Старая татарская поэзия в основном носила религиозно-проповеднический характер. Иначе и быть не могло: убеждения, что человек – раб божий, что «от судьбы не уйдешь» и что «без воли божьей волос с головы не упадет», отводили поэзии чисто служебную роль: ей полагалось лишь иллюстрировать заранее известные религиозные истины. Лирика была в ней представлена слабо, и та занималась выяснением отношений личности с божеством.
Надо было выразить языком поэзии мысли и чувства нового человека, в душу которого революция заронила искру надежды. Новое время потребовало новых лириков.
Революция, обострив социальные противоречия, помогла яснее увидеть те силы, которые противостояли народу. То были духовенство, старозаветное купечество, державшиеся за ооьгчаи средневековой давности и сопротивлявшиеся всему новому. Феодальные пережитки, за которые цеплялись эти сословия, превратились в анахронизм, их бытие, их претензии обрели комедийный характер. Новое время потребовало новой сатиры.

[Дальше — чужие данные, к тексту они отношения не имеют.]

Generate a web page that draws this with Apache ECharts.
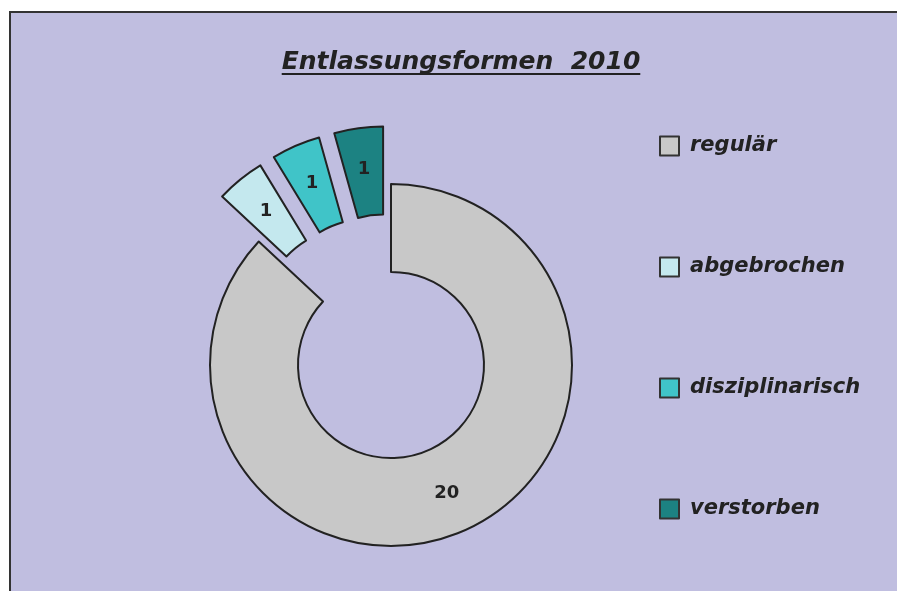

В нежной и страстной лирике Тукая, в его желчной, язвительной сатире эти требования нашли свое выражение.
Между тем Амирхан в статье «Тукай и женщины» писал: «При рассмотрении всей поэзии Тукая не может не броситься в глаза бедность его лирики». Из самого названия статьи видно, что под лирикой Амирхан имел в виду исключительно лирику любовную. По его мнению, «бедность» связана с тем, что поэт сторонился женщин, бегал даже от девушки, которую любил, и не открыл ей своего чувства. Такое мнение о поэзии Тукая разделялось и некоторыми другими критиками.